Szwajcaria podjęła decyzję o pełnym przyjęciu unijnych sankcji na Rosję. "Przyjęcie sankcji UE wobec Rosji było wyjątkowym, trudnym krokiem, który wymagał uważnego rozważenia" – powiedział Guy Parmelin, członek szwajcarskiej rady związkowej.

To przełomowa decyzja szwajcarskiego rządu, bo to tej pory ten kraj był symbolem neutralności i przez swoje decyzje nie angażował się politycznie w napięcia między innymi państwami.

Szwajcarski minister finansów Ueli Maurer zaznaczył, że uczciwość krajowego centrum finansowego jest "niezbędna". Ponadto rosyjskie inwestycje w kraju to zaledwie 1 procent ogółu. Handel towarami z Rosją w większości pozostaje nienaruszony. Maurer tłumaczył, że europejskie sankcje nie uwzględniają tego sektora. Jak zaznacza Reuters, Szwajcaria jest głównym ośrodkiem handlu rosyjskimi towarami.

Dodatkowo kraj wprowadza zakaz wstępu dla 5 oligarchów blisko Putina. Ze względu na ochronę prywatności, nazwiska zainteresowanych osób nie będą podane do publicznej wiadomości - podkreśliła minister sprawiedliwości Karin Keller-Sutter. 

Szwajcaria też zamyka przestrzeń powietrzną dla rosyjskich prywatnych samolotów. Loty dyplomatyczne będą w dalszym ciągu dozwolone.

Gra ramię w ramię z agresorem nie jest neutralnością - uzasadnił sankcje wobec Rosji prezydent Szwajcarii Ignazio Cassis. Rosyjski atak na Ukrainę to atak na suwerenność, wolność, demokrację i ludność cywilną. Jest to niedopuszczalne w prawie międzynarodowym, politycznie i moralnie.
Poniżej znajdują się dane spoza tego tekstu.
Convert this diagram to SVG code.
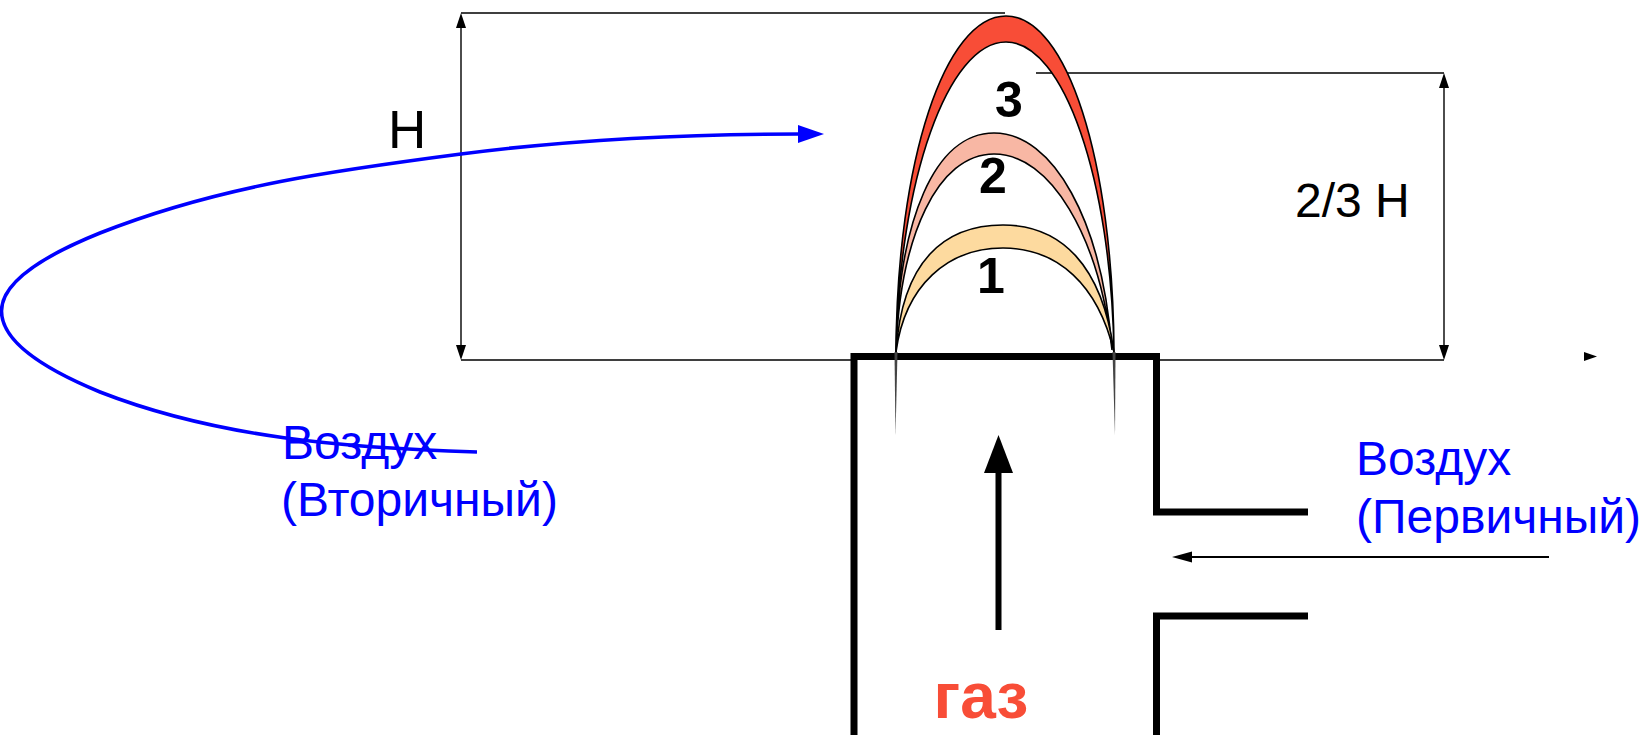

Dodatkowo rząd szwajcarski przekazał na konferencji prasowej, że możliwość użycia przez Rosji broni jądrowej przeciwko zachodowi jest mało prawdopodobna. Oczywiście patrzymy na wszystkie scenariusze, ale nasze informacje wskazują na to, że prawdopodobieństwo użycia broni jądrowej jest małe - powiedziała minister obrony Viola Amherd.